I’ve decided to resurrect this blog (tumblr has killed off my sketch blog thingy and I needed to put up my drawings somewhere, alongside reviews etc, so why not use this jolly old blog again?). In doing so, I discovered that for some reason I’d chickened out from posting this draft response to my Who Do I Think I Am? post from last August. I think I probably thought it was a bit self-indulgent and unnecessary, but in an “Up yours!” to my younger self from 2015, I’m posting it anyway! Enjoy!
So, after I wrote
yesterday’s last year’s blogpost about the upcoming episode of Who Do You Think You Are? featuring the brilliant Derek Jacobi and his ancestors, who in fact ALSO happen to be MY ancestors, what did I think about the actual programme?
Unfortunately, I didn’t get to watch it in real-time, as I was down the pub catching up with my old mucker, author/illustrator extraordinaire, Alex Milway, mainly comparing notes on the pros and cons of bringing up babies (a dog in my case) whilst trying to focus on banging out children’s books (verdict: it’s a pain in the bottom).
But, on the train home I was able to catch up with people’s reaction to the programme on twitter, via the hashtag #whodoyouthinkyouare and the reactions were, er… interesting…
Mostly, though, it was very positive…
But sometimes it was a bit odd…
When I finally did make it home, I was pretty excited and kept thinking to myself, “I’ve been waiting 15 years for proper historians to check out this story and now it’s finally going to happen!”

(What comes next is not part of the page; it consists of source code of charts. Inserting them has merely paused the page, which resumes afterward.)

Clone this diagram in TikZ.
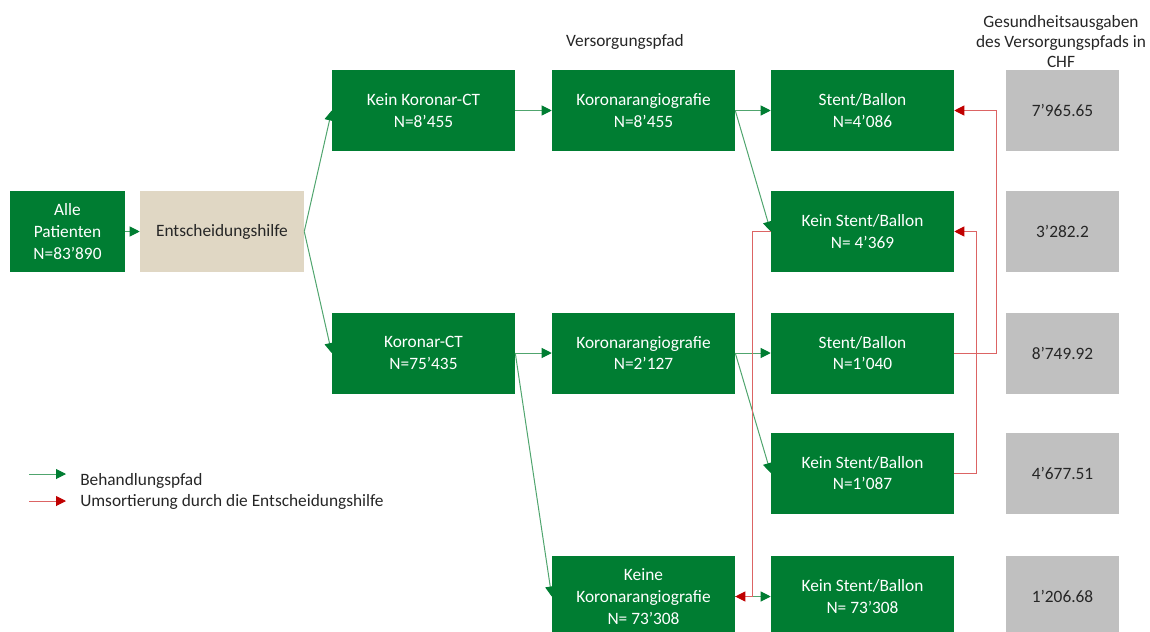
\documentclass[tikz,border=0pt]{standalone}
\usepackage{fontspec}
\setmainfont{Carlito}
\usetikzlibrary{arrows.meta, positioning}

\definecolor{pfadgreen}{RGB}{0,125,50}
\definecolor{pfadline}{RGB}{80,165,110}
\definecolor{sortred}{RGB}{192,0,0}
\definecolor{sortline}{RGB}{220,100,100}
\definecolor{hilfebeige}{RGB}{224,215,196}
\definecolor{costgray}{RGB}{192,192,192}
\definecolor{labeltext}{RGB}{38,38,38}

\begin{document}
\begin{tikzpicture}[x=0.75pt, y=-0.75pt,
	every node/.append style={font=\fontsize{13}{16.2}\selectfont, align=center, inner sep=0pt},
	pfadbox/.style={fill=pfadgreen, text=white, minimum width=137.25pt, minimum height=60.75pt},
	costbox/.style={fill=costgray, text=labeltext, minimum width=84.75pt, minimum height=60.75pt},
	pfad/.style={draw=pfadline, line width=0.75pt, -{Triangle[length=7.5pt, width=7.5pt, color=pfadgreen]}},
	sort/.style={draw=sortline, line width=0.75pt, -{Triangle[length=7.5pt, width=7.5pt, color=sortred]}}]
	\useasboundingbox (0,0) rectangle (1150,632);

	% headers
	\node[text=labeltext] (hdrpfad) at (625,42) {Versorgungspfad};
	\node[text=labeltext, font=\fontsize{13}{15}\selectfont] (hdrkosten) at (1061,42) {Gesundheitsausgaben\\des Versorgungspfads in\\CHF};

	% start
	\node[pfadbox, minimum width=86.25pt] (alle) at (67.5,231.5) {Alle\\Patienten\\N=83’890};
	\node[fill=hilfebeige, text=labeltext, minimum width=123pt, minimum height=60.75pt] (hilfe) at (222,231.5) {Entscheidungshilfe};

	% CT
	\node[pfadbox] (keinct) at (423.5,110.5) {Kein Koronar-CT\\N=8’455};
	\node[pfadbox] (ct) at (423.5,353) {Koronar-CT\\N=75’435};

	% Koronarangiografie
	\node[pfadbox] (koroA) at (643.5,110.5) {Koronarangiografie\\N=8’455};
	\node[pfadbox] (koroB) at (643.5,353) {Koronarangiografie\\N=2’127};
	\node[pfadbox] (koroC) at (643.5,596.5) {Keine\\Koronarangiografie\\N= 73’308};

	% Stent
	\node[pfadbox] (stentA) at (862.5,110.5) {Stent/Ballon\\N=4’086};
	\node[pfadbox] (keinA) at (862.5,231.5) {Kein Stent/Ballon\\N= 4’369};
	\node[pfadbox] (stentB) at (862.5,353) {Stent/Ballon\\N=1’040};
	\node[pfadbox] (keinB) at (862.5,473) {Kein Stent/Ballon\\N=1’087};
	\node[pfadbox] (keinC) at (862.5,596.5) {Kein Stent/Ballon\\N= 73’308};

	% Kosten
	\node[costbox] (kostA) at (1062.5,110.5) {7’965.65};
	\node[costbox] (kostB) at (1062.5,231.5) {3’282.2};
	\node[costbox] (kostC) at (1062.5,353) {8’749.92};
	\node[costbox] (kostD) at (1062.5,473) {4’677.51};
	\node[costbox] (kostE) at (1062.5,596.5) {1’206.68};

	% Behandlungspfad
	\draw[pfad] (alle) -- (hilfe);
	\draw[pfad] (hilfe.east) -- (keinct.west);
	\draw[pfad] (hilfe.east) -- (ct.west);
	\draw[pfad] (keinct) -- (koroA);
	\draw[pfad] (ct) -- (koroB);
	\draw[pfad] (ct.east) -- (koroC.west);
	\draw[pfad] (koroA) -- (stentA);
	\draw[pfad] (koroA.east) -- (keinA.west);
	\draw[pfad] (koroB) -- (stentB);
	\draw[pfad] (koroB.east) -- (keinB.west);
	\draw[pfad] (koroC) -- (keinC);

	% Umsortierung
	\draw[sort] (keinA.west) -- ++(-18,0) |- (koroC.east);
	\draw[sort] (stentB.east) -- ++(42,0) |- (stentA.east);
	\draw[sort] (keinB.east) -- ++(22,0) |- (keinA.east);

	% legend
	\coordinate (legpfad) at (29,474);
	\coordinate (legsort) at (29,501);
	\draw[pfad] (legpfad) -- ++(37,0);
	\draw[sort] (legsort) -- ++(37,0);
	\node[anchor=west, text=labeltext] (txtpfad) at (80,481) {Behandlungspfad};
	\node[anchor=west, text=labeltext] (txtsort) at (80,502) {Umsortierung durch die Entscheidungshilfe};
\end{tikzpicture}
\end{document}
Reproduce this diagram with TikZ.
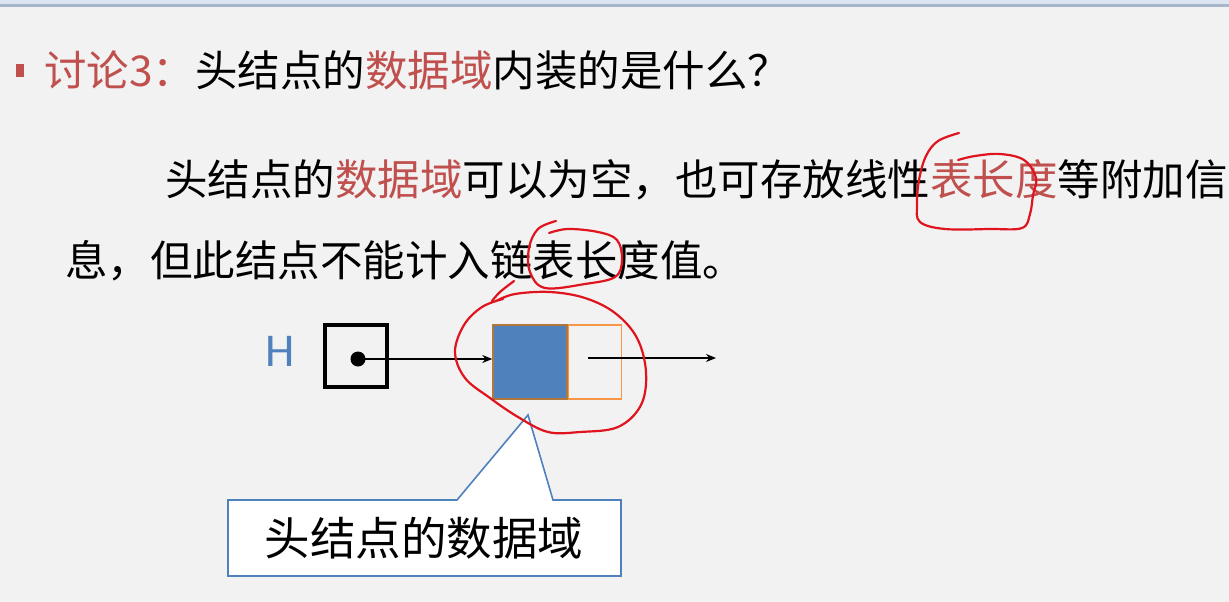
\documentclass[tikz,border=0pt]{standalone}
\usepackage{fontspec}
\newfontfamily\cjk{Noto Sans CJK SC}
\newfontfamily\lat{Carlito}
\usetikzlibrary{arrows.meta}
\definecolor{bg}{HTML}{F2F2F2}
\definecolor{accred}{HTML}{C0504D}
\definecolor{accblue}{HTML}{4F81BD}
\definecolor{accorange}{HTML}{F79646}
\definecolor{cellborder}{HTML}{B0783C}
\definecolor{topband}{HTML}{DCE6F2}
\definecolor{topline}{HTML}{A6B6C8}
\definecolor{pen}{HTML}{E0141E}
\newcommand{\hl}[1]{\textcolor{accred}{#1}}
\tikzset{
  txt/.style={inner sep=0pt, anchor=base west, font=\cjk\fontsize{42.5}{48}\selectfont, text=black},
  ptr/.style={line width=1.2pt, -{Stealth[length=10pt,width=8pt]}},
  ink/.style={draw=pen, line width=2.2pt, line cap=round, line join=round},
}
\begin{document}
\begin{tikzpicture}[x=1pt,y=-1pt]
\useasboundingbox (0,0) rectangle (1229,602);
\fill[bg] (0,0) rectangle (1229,602);
\fill[topband] (0,0) rectangle (1229,4);
\fill[topline] (0,4.5) rectangle (1229,7);
% title
\fill[accred] (16,64) rectangle (24,77);
\node[txt] (title) at (44,86) {\hl{讨论3：}头结点的\hl{数据域}内装的是什么？};
% body
\node[txt] (l1) at (165,195) {头结点的\hl{数据域}可以为空，也可存放线性\hl{表长度}等附加信};
\node[txt] (l2) at (65,276) {息，但此结点不能计入链表长度值。};
% diagram
\node[inner sep=0pt, anchor=base, font=\lat\fontsize{47}{50}\selectfont, text=accblue] (H) at (280,366) {H};
\node[draw=black, line width=3.5pt, minimum size=62pt, inner sep=0pt] (hp) at (356,356) {};
\coordinate (dot) at (358,359);
\fill[black] (dot) circle (7.5);
\node[draw=cellborder, fill=accblue, line width=1.5pt, minimum width=74pt, minimum height=74pt, inner sep=0pt] (data) at (530,362) {};
\node[draw=accorange, line width=1.5pt, minimum width=53pt, minimum height=74pt, inner sep=0pt, anchor=west] (next) at (data.east) {};
\coordinate (nstart) at (588,358);
\coordinate (nend) at (716,358);
\draw[ptr] (dot) -- (data.west |- dot);
\draw[ptr] (nstart) -- (nend);
% callout
\coordinate (tip) at (528,415);
\draw[accblue, fill=white, line width=1.6pt, line join=miter]
  (228,500) -- (457,500) -- (tip) -- (553,500) -- (621,500) -- (621,576) -- (228,576) -- cycle;
\node[inner sep=0pt, anchor=base, font=\cjk\fontsize{45.5}{50}\selectfont] (ctext) at (424,555) {头结点的数据域};
% hand-drawn ink
\draw[ink] plot[smooth, tension=0.6] coordinates {(959,133) (938,141) (926,156) (919,180) (917,205) (920,222) (945,229) (990,229) (1022,228) (1030,214) (1033,195) (1036,178) (1024,160) (1000,154) (975,156) (958,160)};
\draw[ink] plot[smooth, tension=0.6] coordinates {(556,221) (538,229) (529,248) (530,272) (545,288) (585,284) (615,277) (622,260) (617,240) (598,232) (568,229) (549,233)};
\draw[ink] plot[smooth, tension=0.6] coordinates {(514,281) (500,292) (492,301)};
\draw[ink] plot[smooth, tension=0.6] coordinates {(496,301) (515,294) (550,292) (585,298) (615,313) (637,338) (646,372) (641,405) (618,427) (580,432) (548,432) (518,417) (490,398) (465,378) (455,352) (464,325) (482,307) (503,299)};
\end{tikzpicture}
\end{document}
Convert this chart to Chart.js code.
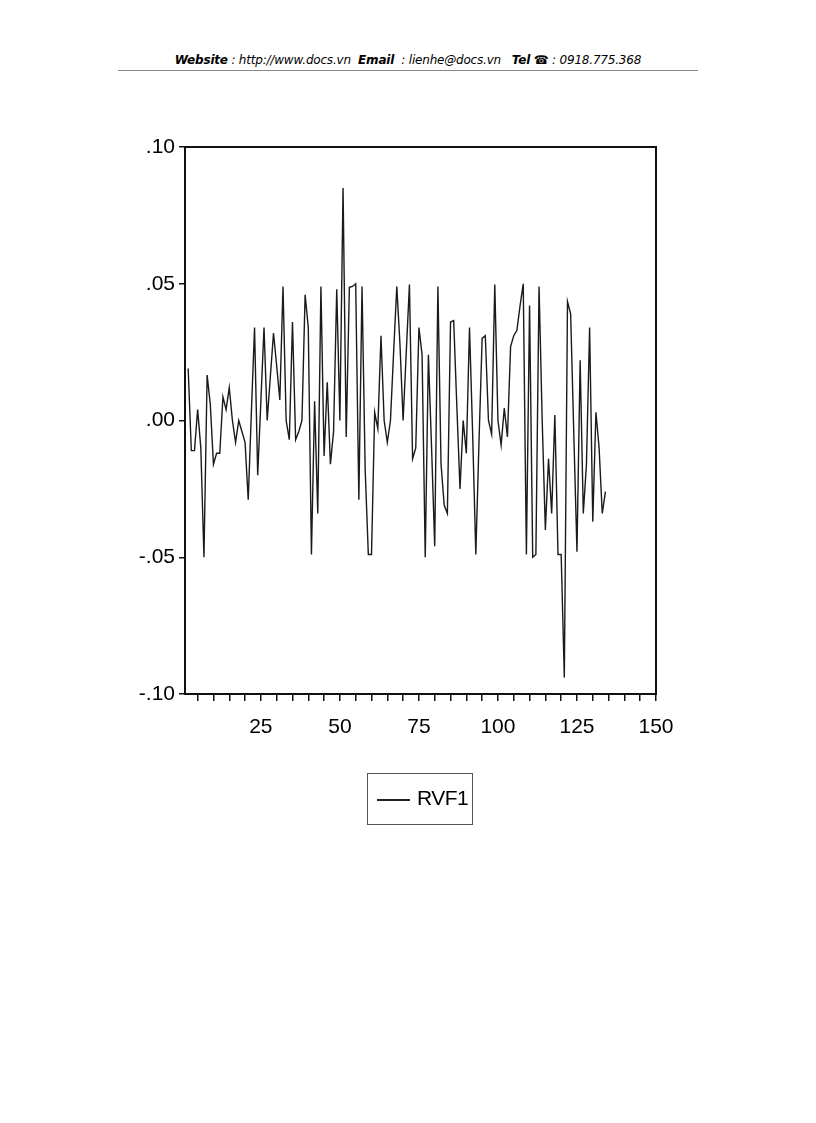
<!DOCTYPE html>
<html>
<head>
<meta charset="utf-8">
<script src="https://cdn.jsdelivr.net/npm/chart.js@4/dist/chart.umd.min.js"></script>
<style>
  body { margin: 0; background: #fff; }
  #page { position: relative; width: 816px; height: 1123px; background: #fff; }
  #header {
    position: absolute; left: 118px; top: 53px; width: 580px; text-align: center;
    font-family: 'DejaVu Sans', sans-serif; font-size: 12px; font-style: italic; color: #000;
    letter-spacing: -0.2px;
  }
  #header b { font-weight: bold; }
  #rule { position: absolute; left: 118px; top: 70px; width: 580px; border-top: 1px solid #888; }
  #wrap { position: absolute; left: 0; top: 0; width: 816px; height: 800px; }
  #legend {
    position: absolute; left: 367px; top: 773px; width: 106px; height: 52px;
    border: 1px solid #555; box-sizing: border-box;
    font-family: 'Liberation Sans', Arial, sans-serif; font-size: 21px; color: #000;
  }
  #legend .sw { position: absolute; left: 9px; top: 25px; width: 33px; border-top: 2px solid #222; }
  #legend .tx { position: absolute; left: 49px; top: 12px; letter-spacing: -0.5px; }
</style>
</head>
<body>
<div id="page">
  <div id="header"><b>Website</b> : http://www.docs.vn&nbsp; <b>Email</b> &nbsp;: lienhe@docs.vn &nbsp; <b>Tel</b> ☎ : 0918.775.368</div>
  <div id="rule"></div>
  <div id="wrap"><canvas id="c"></canvas></div>
  <div id="legend"><div class="sw"></div><div class="tx">RVF1</div></div>
</div>
<script>
// first observation number of the series
const firstObs = 2

const rvf1 = [
  0.019, -0.011, -0.011, 0.004, -0.010, -0.050, 0.0166, 0.006, -0.016, -0.012,
  -0.012, 0.0086, 0.004, 0.012, 0.000, -0.008, 0.000, -0.004, -0.008, -0.029,
  0.003, 0.034, -0.020, 0.007, 0.034, 0.000, 0.016, 0.032, 0.020, 0.0075,
  0.049, 0.000, -0.007, 0.036, -0.007, -0.004, 0.000, 0.046, 0.034, -0.049,
  0.007, -0.034, 0.049, -0.013, 0.014, -0.016, -0.004, 0.048, 0.000, 0.085,
  -0.006, 0.0487, 0.049, 0.050, -0.029, 0.049, -0.018, -0.049, -0.049, 0.003,
  -0.003, 0.031, 0.000, -0.008, 0.000, 0.025, 0.049, 0.028, 0.000, 0.025,
  0.0497, -0.014, -0.010, 0.034, 0.024, -0.050, 0.024, -0.010, -0.046, 0.049,
  -0.016, -0.031, -0.034, 0.036, 0.0365, 0.005, -0.025, 0.000, -0.012, 0.034,
  -0.005, -0.049, -0.008, 0.030, 0.031, 0.000, -0.005, 0.0497, 0.000, -0.009,
  0.0045, -0.006, 0.027, 0.031, 0.033, 0.042, 0.050, -0.049, 0.042, -0.050,
  -0.049, 0.049, 0.000, -0.040, -0.014, -0.034, 0.002, -0.049, -0.049, -0.094,
  0.0435, 0.039, -0.005, -0.048, 0.022, -0.034, -0.016, 0.034, -0.037, 0.003,
  -0.010, -0.034, -0.026,
]

const obs = rvf1.map((v, i) => firstObs + i)

const xLabels = [25, 50, 75, 100, 125, 150]
const yLabels = [-0.10, -0.05, 0.00, 0.05, 0.10]

const frame = {
  id: 'frame',
  afterDraw(chart) {
    const a = chart.chartArea
    const ctx = chart.ctx
    ctx.save()
    ctx.strokeStyle = '#111'
    ctx.lineWidth = 2
    ctx.strokeRect(a.left, a.top, a.right - a.left, a.bottom - a.top)
    ctx.restore()
  },
}

const fnt = { family: "'Liberation Sans', Arial, sans-serif", size: 21 }

new Chart(document.getElementById('c'), {
  type: 'line',
  data: {
    datasets: [
      {
        label: 'RVF1',
        data: obs.map((x, i) => ({ x: x, y: rvf1[i] })),
        borderColor: '#1a1a1a',
        borderWidth: 1.4,
        pointRadius: 0,
        tension: 0,
      },
    ],
  },
  options: {
    responsive: true,
    maintainAspectRatio: false,
    animation: false,
    layout: { padding: { left: 125, top: 147, right: 160, bottom: 56 } },
    plugins: { legend: { display: false }, tooltip: { enabled: false } },
    scales: {
      x: {
        type: 'linear',
        min: 1,
        max: 150,
        afterFit(s) { s.height = 50 },
        afterBuildTicks(s) {
          const t = []
          for (let v = 5; v <= 150; v += 5) t.push({ value: v })
          s.ticks = t
        },
        ticks: {
          color: '#000',
          font: fnt,
          padding: 14,
          maxRotation: 0,
          autoSkip: false,
          callback: (v) => (xLabels.includes(v) ? String(v) : ''),
        },
        grid: { drawOnChartArea: false, tickLength: 7, color: '#111', lineWidth: 1.5 },
        border: { display: false },
      },
      y: {
        min: -0.1,
        max: 0.1,
        afterFit(s) { s.width = 60 },
        afterBuildTicks(s) { s.ticks = yLabels.map((v) => ({ value: v })) },
        ticks: {
          color: '#000',
          font: fnt,
          padding: 4,
          callback: (v) => {
            const s = Math.abs(v).toFixed(2).replace(/^0/, '')
            return v < -1e-9 ? '-' + s : s
          },
        },
        grid: { drawOnChartArea: false, tickLength: 6, color: '#111', lineWidth: 1.5 },
        border: { display: false },
      },
    },
  },
  plugins: [frame],
})
</script>
</body>
</html>
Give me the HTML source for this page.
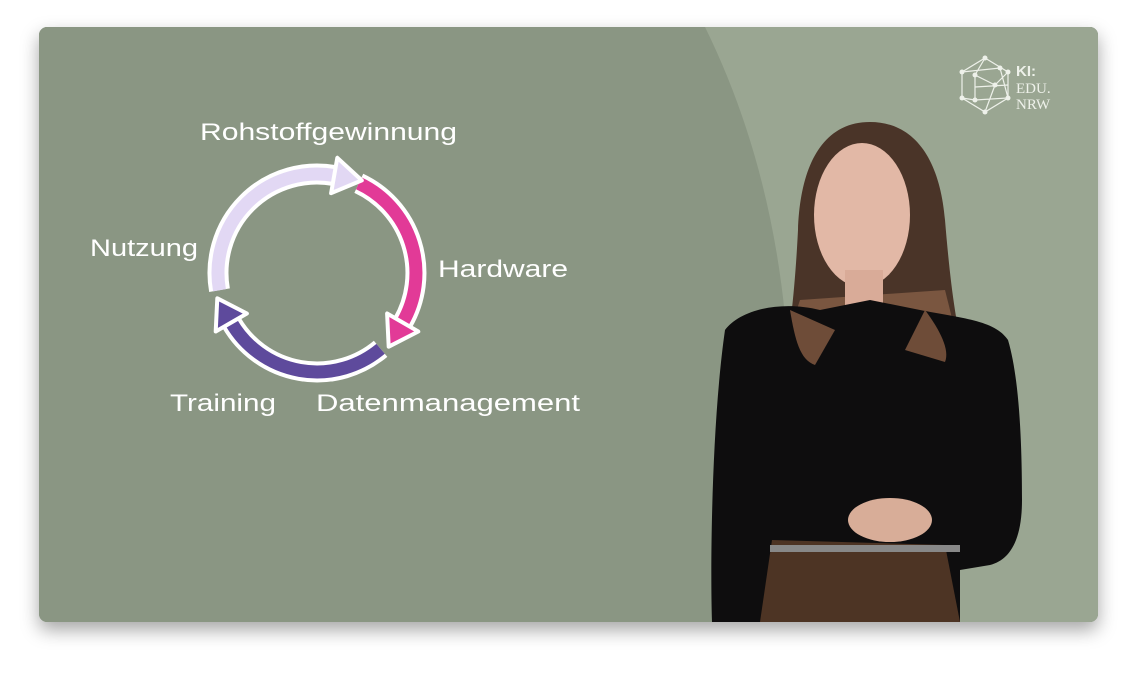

It was nearly as exciting as finally getting to see Ant Man in his own film (Cor! What a year!).
The story was, of course, fascinating and Derek seemed like a really nice chap and passionate about his history. It was brilliant to find out that Joseph Delaplaigne really WAS actually counsel to the King, even if it wasn’t Henry IV and that he had in fact almost certainly attended Versailles. And there were connections to French high society, but from Joseph’s wife side, Salome Delabastide, a connection neither myself, nor my friend Brigit had uncovered, so that was fantastic.
It was also completely amazing to see the actual signature of Joseph Delaplaigne himself and that lovely coat of arms.
And castle Loche looked truly formidable. I’d always imagined him sneaking out of a window and doing a runner, but obviously that was never going to happen in this fortress.
What was particularly weird was seeing Joseph’s name and his descendants in the famous Who Do You Think You Are graphics.
Honestly, after years of staring at those names in my notebooks and on scratchy microfilm, it was the freakiest thing ever to see it up there on screen AND hearing Derek (I’m assuming we’re on first name terms now) pronouncing Delaplaigne in all it’s glory.
All told, I think my old nan would have loved the programme. The DelaBastide story and their high-falutin’ connections might have possibly offset the disappointment of not being directly related to Louis XIV. Probably (Okay, maybe not).
So, there you have it, the bizarre gratification of seeing your ancestor’s life being detailed on the tellybox. Another box ticked off from the old bucket list.
Now, all I need is for someone to string together the pieces of the story of my great great great grandmother’s murder in 1883… (not even joking!)